In mid-April 2026, for instance, one Threads user (archived) shared a meme suggesting Obama funded Iran, showing a cartoon of Obama handing a pallet of cash to an Iranian cleric.
(Threads user @brian.oliver.de)
President Donald Trump also repeated the allegation during an April 1, 2026, address about the Iran war, during which he said:
Obama gave [Iran] $1.7 billion in cash. Green, green cash — took it out of banks from Virginia, D.C. and Maryland. All the cash they had. Flew it by airplanes in an attempt to buy their respect and loyalty, but it didn't work. They laughed at our president and went on with their mission to have a nuclear bomb.
In short, elements of the claim are true, but the social media posts and Trump's speech omitted key context.
The Obama administration did approve a $1.7 billion payment to Iran in 2016, and later reporting said the money was delivered in foreign cash. However, the payment was not simply given or a gift to the Islamic republic. It represented the settlement of a decades-old legal dispute regarding $400 million that Iran paid the U.S., before the 1979 Iranian Revolution, for military equipment it never received, plus roughly $1.3 billion in interest.
As a result, we've rated this claim a mixture of true and false information.
Why US sent Iran $1.7 billion
The dispute dated back to the fall of the shah of Iran in 1979. Before the revolution, Iran paid the United States $400 million for military equipment. After relations between the two countries collapsed, the equipment was never delivered and the money became the subject of a legal claim at the Iran-U.S. Claims Tribunal in The Hague.
When the settlement was announced on Jan. 17, 2016, Obama said, "Iran will be returned its own funds, including appropriate interest, but much less than the amount Iran sought." He added that the agreement could save the U.S. billions of dollars compared with the possible outcome if the case had continued.
Administration officials later said the settlement involved the return of the $400 million principal plus about $1.3 billion in interest, and argued that settling saved taxpayer money because Iran had reportedly been seeking a much-larger sum.
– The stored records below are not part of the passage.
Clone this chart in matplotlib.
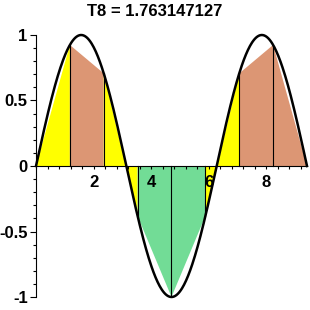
import numpy as np
import matplotlib
matplotlib.use("Agg")
import matplotlib.pyplot as plt
from matplotlib.ticker import MultipleLocator, FixedLocator

# trapezoid nodes (3*pi/8 steps) and f values at the nodes
nodes = [0.0, 1.178, 2.356, 3.534, 4.712, 5.890, 7.069, 8.247, 9.425]
heights = [0.0, 0.924, 0.707, -0.383, -1.0, -0.383, 0.707, 0.924, 0.0]
piece_colors = ["yellow", "brown", "yellow", "green", "green", "yellow", "brown", "brown"]
title_text = "T8 = 1.763147127"
xticks = [2, 4, 6, 8]
yticks = [-1, -0.5, 0, 0.5, 1]
ytick_labels = ["-1", "-0.5", "0", "0.5", "1"]

palette = {"yellow": "#FFFF00", "brown": "#DC9674", "green": "#72DC96"}

plt.rcParams["font.family"] = ["Liberation Sans", "DejaVu Sans"]
plt.rcParams["font.weight"] = "bold"

fig = plt.figure(figsize=(3.1, 3.1), dpi=100)
ax = fig.add_axes([36 / 310, 13 / 310, 271 / 310, 262 / 310])

for i in range(len(nodes) - 1):
    x0, x1 = nodes[i], nodes[i + 1]
    y0, y1 = heights[i], heights[i + 1]
    ax.fill([x0, x0, x1, x1], [0, y0, y1, 0], color=palette[piece_colors[i]],
            linewidth=0, zorder=1)

for x, y in zip(nodes[1:-1], heights[1:-1]):
    ax.plot([x, x], [0, y], color="black", linewidth=0.8, zorder=2)

xx = np.linspace(0, 3 * np.pi, 400)
ax.plot(xx, np.sin(xx), color="black", linewidth=1.8, zorder=3, clip_on=False)

ax.set_xlim(0, 3 * np.pi)
ax.set_ylim(-1, 1)
ax.spines["left"].set_position(("data", 0))
ax.spines["bottom"].set_position(("data", 0))
ax.spines["top"].set_visible(False)
ax.spines["right"].set_visible(False)
ax.spines["left"].set_linewidth(0.8)
ax.spines["bottom"].set_linewidth(0.8)

ax.xaxis.set_major_locator(FixedLocator(xticks))
ax.xaxis.set_minor_locator(MultipleLocator(0.4))
ax.yaxis.set_major_locator(FixedLocator(yticks))
ax.yaxis.set_minor_locator(MultipleLocator(0.1))
ax.set_yticklabels(ytick_labels)

ax.tick_params(axis="x", which="major", direction="out", length=2.5, width=0.8,
               pad=4, labelsize=12)
ax.tick_params(axis="x", which="minor", direction="out", length=2.0, width=0.8)
ax.tick_params(axis="y", which="major", direction="out", length=4.5, width=0.8,
               pad=1.5, labelsize=12)
ax.tick_params(axis="y", which="minor", direction="out", length=2.2, width=0.8)

fig.text(0.5, 1 - 11 / 310, title_text, ha="center", va="center",
         fontsize=12, fontweight="bold")

plt.savefig("out.png", dpi=100)
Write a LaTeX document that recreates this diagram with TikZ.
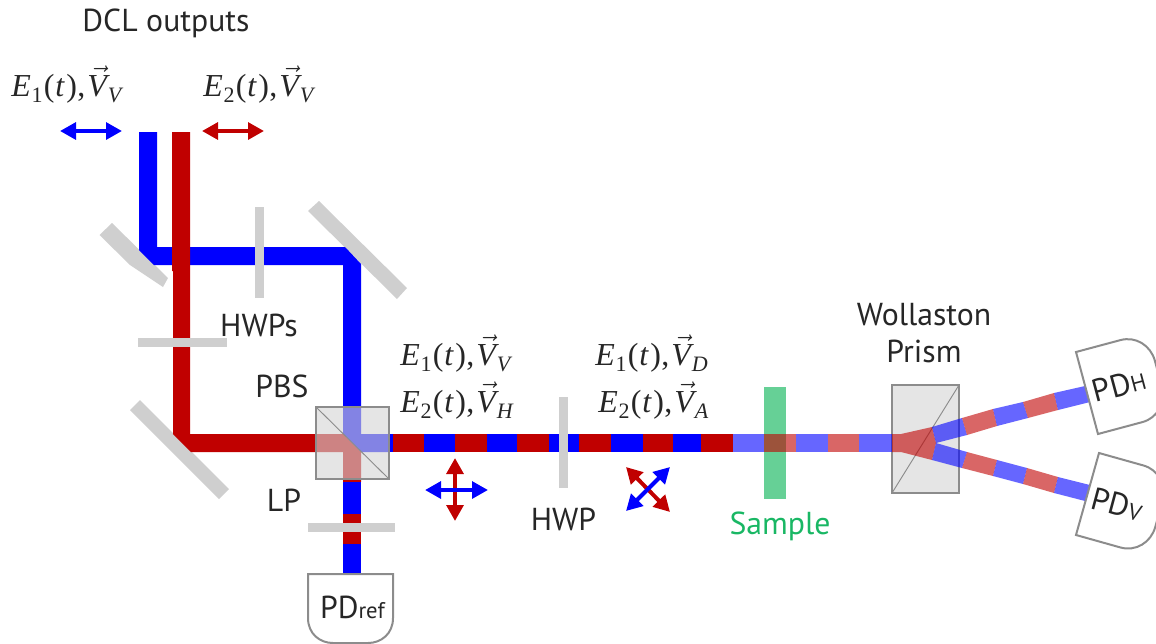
\documentclass[tikz,border=0pt]{standalone}
\usepackage{fontspec}
\setmainfont{PT Sans}
\newfontfamily\camfont{Liberation Serif}
\usetikzlibrary{arrows.meta}
\definecolor{dblue}{RGB}{0,0,255}
\definecolor{dred}{RGB}{192,0,0}
\definecolor{plate}{RGB}{207,207,207}
\definecolor{edgegray}{RGB}{140,140,140}
\definecolor{boxgray}{RGB}{213,213,213}
\definecolor{dgreen}{RGB}{0,176,80}
\definecolor{samplegreen}{RGB}{25,183,100}
\definecolor{txt}{RGB}{38,38,38}
\tikzset{
 x=0.75pt,y=-0.75pt,
 mirror/.style={fill=plate,draw=none},
 bb/.style={fill=dblue,draw=none},
 rb/.style={fill=dred,draw=none},
 fb/.style={fill=dblue,fill opacity=.6,draw=none},
 fr/.style={fill=dred,fill opacity=.6,draw=none},
 cube/.style={fill=boxgray,fill opacity=.62,draw=none},
 cubeline/.style={draw=edgegray,line width=1.1pt},
 thinline/.style={draw=edgegray,line width=.7pt},
 detector/.style={draw=edgegray,line width=1.5pt},
 lbl/.style={inner sep=0,anchor=base,text=txt,font=\fontsize{23.8}{28}\selectfont},
 mathlbl/.style={inner sep=0,anchor=base west,text=txt,font=\fontsize{24}{28}\selectfont\camfont},
 polblue/.style={draw=dblue,fill=dblue,line width=3pt,{Triangle[length=12pt,width=12.5pt]}-{Triangle[length=12pt,width=12.5pt]}},
 polred/.style={draw=dred,fill=dred,line width=3pt,{Triangle[length=12pt,width=12.5pt]}-{Triangle[length=12pt,width=12.5pt]}},
}
\newcommand{\hseg}[3]{\fill[#1] (#2,434) rectangle (#3,452);}
\newcommand{\pdshape}{(0,0)--(85,0)--(85,46) .. controls (85,62) and (72,74) .. (56,74) -- (29,74) .. controls (13,74) and (0,62) .. (0,46) -- cycle}
\newcommand{\smallsub}[1]{\raisebox{-4.5pt}{\fontsize{16.5}{16.5}\selectfont #1}}
\newcommand{\fieldlabel}[2]{\textit{E}\kern.6pt\smallsub{#1}\kern1pt(\kern.6pt\textit{t}\kern1pt)\kern.4pt,\kern1.4pt$\vec{\hbox{\textit{V}}}$\kern-1.5pt\smallsub{\textit{#2}}}
\begin{document}
\begin{tikzpicture}
\useasboundingbox (0,0) rectangle (1156,643);
% mirrors
\fill[mirror] (99.5,235)--(112,223)--(168,278)--(163,287)--(130,265)--cycle;
\fill[mirror] (308,211)--(319,201)--(407,288)--(397,299)--cycle;
\fill[mirror] (130,410)--(140,400)--(229,489)--(219,499)--cycle;
% blue path
\fill[bb] (139,132)--(157,132)--(157,247)--(345,247)--(361,264)--(361,434)--(389,434)--(389,452)--(361,452)--(343,434)--(343,265)--(154,265)--(139,250)--cycle;
% red path
\fill[rb] (172,132)--(190,132)--(190,434)--(343,434)--(361,452)--(361,482)--(343,482)--(343,452)--(191,452)--(173,434)--(173,271)--(172,271)--cycle;
% PBS output to reference
\fill[bb] (343,482) rectangle (361,514);
\fill[rb] (343,514) rectangle (361,544);
\fill[bb] (343,544) rectangle (361,575);
% solid horizontal train
\foreach \s/\a/\b in {bb/389/393,rb/393/424,bb/424/455,rb/455/487,bb/487/517,rb/517/549,bb/549/579,rb/579/611,bb/611/643,rb/643/673,bb/673/701,rb/701/733}{\hseg{\s}{\a}{\b}}
% plates
\fill[mirror] (255,207) rectangle (264,298);
\fill[mirror] (138,338) rectangle (227,347);
\fill[mirror] (308,523) rectangle (395,532);
\fill[mirror] (559,397) rectangle (568,488);
% sample
\fill[dgreen,fill opacity=.6] (764,387) rectangle (786,499);
% PBS cube
\fill[cube] (316,407) rectangle (389,479);
\draw[cubeline] (316,407) rectangle (389,479);
\draw[thinline] (316,407) -- (389,479);
% Wollaston
\fill[cube] (892,385) rectangle (959,493);
\draw[cubeline,line width=.9pt] (892,385) rectangle (959,493);
\draw[thinline] (892,493) -- (959,385);
% faded train
\foreach \s/\a/\b in {fb/733/764,fr/764/796,fb/796/828,fr/828/859,fb/859/892}{\hseg{\s}{\a}{\b}}
% wedge
\fill[fr] (892,434)--(901,434)--(932,427)--(936,443)--(932,460)--(901,452)--(892,452)--cycle;
% upper branch
\fill[fb] (932,427)--(962,418)--(967,435)--(936,443)--cycle;
\fill[fr] (962,418)--(993,409)--(997,426)--(967,435)--cycle;
\fill[fb] (993,409)--(1023,402)--(1028,418)--(997,426)--cycle;
\fill[fr] (1023,402)--(1054,393)--(1058,410)--(1028,418)--cycle;
\fill[fb] (1054,393)--(1085,386)--(1090,402)--(1058,410)--cycle;
% lower branch
\fill[fb] (936,443)--(967,452)--(962,468)--(932,460)--cycle;
\fill[fr] (967,452)--(997,460)--(993,476)--(962,468)--cycle;
\fill[fb] (997,460)--(1027,468)--(1023,484)--(993,476)--cycle;
\fill[fr] (1027,468)--(1058,477)--(1054,493)--(1023,484)--cycle;
\fill[fb] (1058,477)--(1090,485)--(1085,501)--(1054,493)--cycle;
% detectors
\draw[detector] (308,574)--(393,574)--(393,618) .. controls (393,634) and (381,643) .. (368,643) -- (333,643) .. controls (320,643) and (308,634) .. (308,618) -- cycle;
\begin{scope}[shift={(1076,352)},x={(0.194pt,-0.7235pt)},y={(0.7235pt,0.194pt)}]
\draw[detector] \pdshape;
\end{scope}
\begin{scope}[shift={(1099,453)},x={(-0.203pt,-0.7235pt)},y={(0.7235pt,-0.203pt)}]
\draw[detector] \pdshape;
\end{scope}
% polarisation arrows
\coordinate (b1a) at (60,131); \coordinate (b1b) at (122,131);
\coordinate (r1a) at (202,131); \coordinate (r1b) at (264,131);
\coordinate (r2a) at (455,458); \coordinate (r2b) at (455,521);
\coordinate (b2a) at (425,490); \coordinate (b2b) at (488,490);
\coordinate (r3a) at (626,467); \coordinate (r3b) at (670,512);
\coordinate (b3a) at (626,511); \coordinate (b3b) at (670,467);
\draw[polblue] (b1a) -- (b1b);
\draw[polred] (r1a) -- (r1b);
\draw[polred] (r2a) -- (r2b);
\draw[polblue] (b2a) -- (b2b);
\draw[polred] (r3a) -- (r3b);
\draw[polblue] (b3a) -- (b3b);
% labels
\node[lbl] (dcl) at (166,31) {DCL outputs};
\node[lbl] (hwps) at (259,336) {HWPs};
\node[lbl] (pbs) at (282,397) {PBS};
\node[lbl] (lp) at (284,511) {LP};
\node[lbl] (hwp) at (563.5,530) {HWP};
\node[lbl,text=samplegreen] (sample) at (780,534) {Sample};
\node[lbl] (woll) at (924,325) {Wollaston};
\node[lbl] (prism) at (924,362) {Prism};
\node[lbl] (pdref) at (352.5,618) {PD{\fontsize{17}{17}\selectfont ref}};
\node[lbl,anchor=center,rotate=15] (pdh) at (1119,385) {PD{\fontsize{17}{17}\selectfont H}};
\node[lbl,anchor=center,rotate=-15] (pdv) at (1117,504) {PD{\fontsize{17}{17}\selectfont V}};
\node[mathlbl] (m1) at (11,96) {\fieldlabel{1}{V}};
\node[mathlbl] (m2) at (203,96) {\fieldlabel{2}{V}};
\node[mathlbl] (m3) at (400,365) {\fieldlabel{1}{V}};
\node[mathlbl] (m4) at (400,412) {\fieldlabel{2}{H}};
\node[mathlbl] (m5) at (595,365) {\fieldlabel{1}{D}};
\node[mathlbl] (m6) at (598,412) {\fieldlabel{2}{A}};
\end{tikzpicture}
\end{document}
So while it is accurate to say the Obama administration sent Iran $1.7 billion, social media posts often leave out the fact the money was Iran's own plue interest, tied to a decades-old unresolved claim.
Why was it paid in cash?
At an Aug. 4, 2016, news conference, Obama said the payment was made in cash because the United States had no banking relationship with Iran:
The reason that we had to give them cash is precisely because we are so strict in maintaining sanctions and we do not have a banking relationship with Iran that we couldn't send them a check and we could not wire the money.
On Sept. 7, 2016, The Associated Press reported that the $1.7 billion settlement was paid in cash because sanctions had isolated the Islamic republic from the international financial system. As a result, the payment was made in euros, Swiss francs and other foreign currencies rather than through a bank transfer.
The AP and The New York Times said the initial $400 million tranche was delivered on pallets. Both also reported that the Obama administration declined to say whether the remaining $1.3 billion was paid in cash. Josh Earnest, who served as White House press secretary under Obama between 2014 and 2017, did not deny that the cash was delivered on pallets during an Aug. 8, 2016, news briefing.
During a Sept. 8, 2016, Committee on Financial Services hearing, former Treasury official Paul Ahern told the Subcommittee on Oversight and Investigation that "U.S. dollars were not dispersed to Iran" (Page 42).
In sum, the $1.7 billion was paid as part of the settlement of a decades-old dispute, not as a giveaway, as some social media users suggested.
Why critics called it ransom
The controversy surrounding the payment spread because the first $400 million installment arrived on the same day Iran released several American prisoners. In early August 2016, The Wall Street Journal drew widespread attention to the timing by reporting that the initial tranche had been airlifted to Iran in cash as the detainees were being freed. The sequence of events led critics to accuse the Obama administration of paying a ransom in return for the prisoner release.
The administration denied that characterization. In early August 2016, Reuters reported that White House officials said the U.S. had "not paid a ransom" and would not do so.
At the same time, administration officials acknowledged there was deliberate sequencing to the events. In a Jan. 19, 2016, White House briefing, Earnest said the timing was "not a coincidence," while also stating the payment was part of a separate long-running claims process. In an Aug. 18, 2016, State Department briefing, spokesperson John Kirby said the U.S. sought to "retain maximum leverage until after American citizens were released."
The bottom line
All in all, the claim circulating on social media is based on a real event. In early 2016, the Obama administration did send Iran $1.7 billion, and the payment was made in foreign cash because sanctions had cut Iran off from the normal banking system. However, posts claiming Obama simply "gave" Iran that money leave out critical context. The payment represented a legal settlement consisting of $400 million Iran had paid the U.S. before 1979 for undelivered military goods, plus about $1.3 billion in interest.
This is not the first time we have examined viral claims about Iran and U.S. officials. For instance, we have previously investigated allegations that the administration of former President Joe Biden "unfroze" $16 billion for Iran and that former Secretary of State Hillary Clinton supplied uranium to the country.